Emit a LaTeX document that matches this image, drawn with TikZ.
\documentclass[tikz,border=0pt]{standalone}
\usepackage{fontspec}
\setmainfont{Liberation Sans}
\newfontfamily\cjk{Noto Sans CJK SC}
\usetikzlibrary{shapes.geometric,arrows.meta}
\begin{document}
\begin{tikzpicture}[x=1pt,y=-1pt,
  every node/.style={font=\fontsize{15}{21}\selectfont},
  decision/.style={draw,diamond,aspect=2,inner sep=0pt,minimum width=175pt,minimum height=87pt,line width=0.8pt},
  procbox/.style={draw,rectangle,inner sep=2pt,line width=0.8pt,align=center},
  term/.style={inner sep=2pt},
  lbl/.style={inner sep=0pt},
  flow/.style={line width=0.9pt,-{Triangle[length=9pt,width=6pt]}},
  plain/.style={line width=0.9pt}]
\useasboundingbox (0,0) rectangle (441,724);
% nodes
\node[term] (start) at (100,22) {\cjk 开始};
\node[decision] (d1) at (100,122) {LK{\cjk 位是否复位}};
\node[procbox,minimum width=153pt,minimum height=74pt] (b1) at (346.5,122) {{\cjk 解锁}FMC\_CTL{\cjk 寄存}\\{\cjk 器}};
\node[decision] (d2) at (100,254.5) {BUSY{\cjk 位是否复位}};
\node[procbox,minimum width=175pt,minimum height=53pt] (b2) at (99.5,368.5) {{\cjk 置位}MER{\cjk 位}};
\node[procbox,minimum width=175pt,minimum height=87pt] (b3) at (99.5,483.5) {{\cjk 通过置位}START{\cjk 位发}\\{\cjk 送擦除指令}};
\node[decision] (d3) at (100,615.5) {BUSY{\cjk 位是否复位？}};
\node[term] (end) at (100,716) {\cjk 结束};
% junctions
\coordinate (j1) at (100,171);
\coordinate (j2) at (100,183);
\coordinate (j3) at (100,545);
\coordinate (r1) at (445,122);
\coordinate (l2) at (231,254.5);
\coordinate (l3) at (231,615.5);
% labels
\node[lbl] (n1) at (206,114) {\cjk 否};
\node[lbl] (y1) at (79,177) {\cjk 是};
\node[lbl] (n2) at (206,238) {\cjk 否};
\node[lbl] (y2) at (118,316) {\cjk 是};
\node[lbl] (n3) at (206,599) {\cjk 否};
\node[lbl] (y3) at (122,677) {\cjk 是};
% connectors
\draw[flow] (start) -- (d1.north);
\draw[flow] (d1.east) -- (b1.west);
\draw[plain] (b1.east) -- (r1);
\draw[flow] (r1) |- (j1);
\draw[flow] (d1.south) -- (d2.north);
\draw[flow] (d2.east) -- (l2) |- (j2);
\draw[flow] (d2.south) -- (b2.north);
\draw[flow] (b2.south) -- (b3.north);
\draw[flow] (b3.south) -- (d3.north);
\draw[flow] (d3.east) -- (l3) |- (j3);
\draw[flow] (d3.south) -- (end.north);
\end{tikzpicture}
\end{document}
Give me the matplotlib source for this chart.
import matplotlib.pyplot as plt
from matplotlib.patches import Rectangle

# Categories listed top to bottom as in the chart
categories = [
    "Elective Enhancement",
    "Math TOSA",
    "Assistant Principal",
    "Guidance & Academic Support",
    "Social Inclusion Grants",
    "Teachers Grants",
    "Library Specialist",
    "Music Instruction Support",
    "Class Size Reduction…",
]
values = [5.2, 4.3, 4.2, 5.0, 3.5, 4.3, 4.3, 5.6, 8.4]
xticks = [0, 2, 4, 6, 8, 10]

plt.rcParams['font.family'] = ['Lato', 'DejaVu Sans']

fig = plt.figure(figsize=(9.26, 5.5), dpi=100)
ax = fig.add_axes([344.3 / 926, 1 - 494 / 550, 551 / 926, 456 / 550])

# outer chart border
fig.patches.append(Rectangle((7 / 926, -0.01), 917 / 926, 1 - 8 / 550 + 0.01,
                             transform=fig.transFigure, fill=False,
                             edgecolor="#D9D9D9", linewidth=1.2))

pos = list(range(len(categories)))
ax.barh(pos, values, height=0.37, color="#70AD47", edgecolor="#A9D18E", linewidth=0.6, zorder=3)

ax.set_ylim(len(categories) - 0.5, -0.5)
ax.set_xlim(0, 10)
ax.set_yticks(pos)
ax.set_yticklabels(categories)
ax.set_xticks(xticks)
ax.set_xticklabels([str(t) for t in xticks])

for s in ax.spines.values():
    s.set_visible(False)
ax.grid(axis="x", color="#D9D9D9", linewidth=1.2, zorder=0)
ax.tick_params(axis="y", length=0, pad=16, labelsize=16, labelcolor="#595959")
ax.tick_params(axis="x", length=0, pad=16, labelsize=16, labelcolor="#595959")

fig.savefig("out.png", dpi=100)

(Problem): From the records above, extract each line exactly as shown.

(Expected answer):
Emit a LaTeX document that matches this image, drawn with TikZ.
\documentclass[tikz,border=0pt]{standalone}
\usepackage{fontspec}
\setmainfont{Liberation Sans}
\newfontfamily\cjk{Noto Sans CJK SC}
\usetikzlibrary{shapes.geometric,arrows.meta}
\begin{document}
\begin{tikzpicture}[x=1pt,y=-1pt,
  every node/.style={font=\fontsize{15}{21}\selectfont},
  decision/.style={draw,diamond,aspect=2,inner sep=0pt,minimum width=175pt,minimum height=87pt,line width=0.8pt},
  procbox/.style={draw,rectangle,inner sep=2pt,line width=0.8pt,align=center},
  term/.style={inner sep=2pt},
  lbl/.style={inner sep=0pt},
  flow/.style={line width=0.9pt,-{Triangle[length=9pt,width=6pt]}},
  plain/.style={line width=0.9pt}]
\useasboundingbox (0,0) rectangle (441,724);
% nodes
\node[term] (start) at (100,22) {\cjk 开始};
\node[decision] (d1) at (100,122) {LK{\cjk 位是否复位}};
\node[procbox,minimum width=153pt,minimum height=74pt] (b1) at (346.5,122) {{\cjk 解锁}FMC\_CTL{\cjk 寄存}\\{\cjk 器}};
\node[decision] (d2) at (100,254.5) {BUSY{\cjk 位是否复位}};
\node[procbox,minimum width=175pt,minimum height=53pt] (b2) at (99.5,368.5) {{\cjk 置位}MER{\cjk 位}};
\node[procbox,minimum width=175pt,minimum height=87pt] (b3) at (99.5,483.5) {{\cjk 通过置位}START{\cjk 位发}\\{\cjk 送擦除指令}};
\node[decision] (d3) at (100,615.5) {BUSY{\cjk 位是否复位？}};
\node[term] (end) at (100,716) {\cjk 结束};
% junctions
\coordinate (j1) at (100,171);
\coordinate (j2) at (100,183);
\coordinate (j3) at (100,545);
\coordinate (r1) at (445,122);
\coordinate (l2) at (231,254.5);
\coordinate (l3) at (231,615.5);
% labels
\node[lbl] (n1) at (206,114) {\cjk 否};
\node[lbl] (y1) at (79,177) {\cjk 是};
\node[lbl] (n2) at (206,238) {\cjk 否};
\node[lbl] (y2) at (118,316) {\cjk 是};
\node[lbl] (n3) at (206,599) {\cjk 否};
\node[lbl] (y3) at (122,677) {\cjk 是};
% connectors
\draw[flow] (start) -- (d1.north);
\draw[flow] (d1.east) -- (b1.west);
\draw[plain] (b1.east) -- (r1);
\draw[flow] (r1) |- (j1);
\draw[flow] (d1.south) -- (d2.north);
\draw[flow] (d2.east) -- (l2) |- (j2);
\draw[flow] (d2.south) -- (b2.north);
\draw[flow] (b2.south) -- (b3.north);
\draw[flow] (b3.south) -- (d3.north);
\draw[flow] (d3.east) -- (l3) |- (j3);
\draw[flow] (d3.south) -- (end.north);
\end{tikzpicture}
\end{document}
Give me the matplotlib source for this chart.
import matplotlib.pyplot as plt
from matplotlib.patches import Rectangle

# Categories listed top to bottom as in the chart
categories = [
    "Elective Enhancement",
    "Math TOSA",
    "Assistant Principal",
    "Guidance & Academic Support",
    "Social Inclusion Grants",
    "Teachers Grants",
    "Library Specialist",
    "Music Instruction Support",
    "Class Size Reduction…",
]
values = [5.2, 4.3, 4.2, 5.0, 3.5, 4.3, 4.3, 5.6, 8.4]
xticks = [0, 2, 4, 6, 8, 10]

plt.rcParams['font.family'] = ['Lato', 'DejaVu Sans']

fig = plt.figure(figsize=(9.26, 5.5), dpi=100)
ax = fig.add_axes([344.3 / 926, 1 - 494 / 550, 551 / 926, 456 / 550])

# outer chart border
fig.patches.append(Rectangle((7 / 926, -0.01), 917 / 926, 1 - 8 / 550 + 0.01,
                             transform=fig.transFigure, fill=False,
                             edgecolor="#D9D9D9", linewidth=1.2))

pos = list(range(len(categories)))
ax.barh(pos, values, height=0.37, color="#70AD47", edgecolor="#A9D18E", linewidth=0.6, zorder=3)

ax.set_ylim(len(categories) - 0.5, -0.5)
ax.set_xlim(0, 10)
ax.set_yticks(pos)
ax.set_yticklabels(categories)
ax.set_xticks(xticks)
ax.set_xticklabels([str(t) for t in xticks])

for s in ax.spines.values():
    s.set_visible(False)
ax.grid(axis="x", color="#D9D9D9", linewidth=1.2, zorder=0)
ax.tick_params(axis="y", length=0, pad=16, labelsize=16, labelcolor="#595959")
ax.tick_params(axis="x", length=0, pad=16, labelsize=16, labelcolor="#595959")

fig.savefig("out.png", dpi=100)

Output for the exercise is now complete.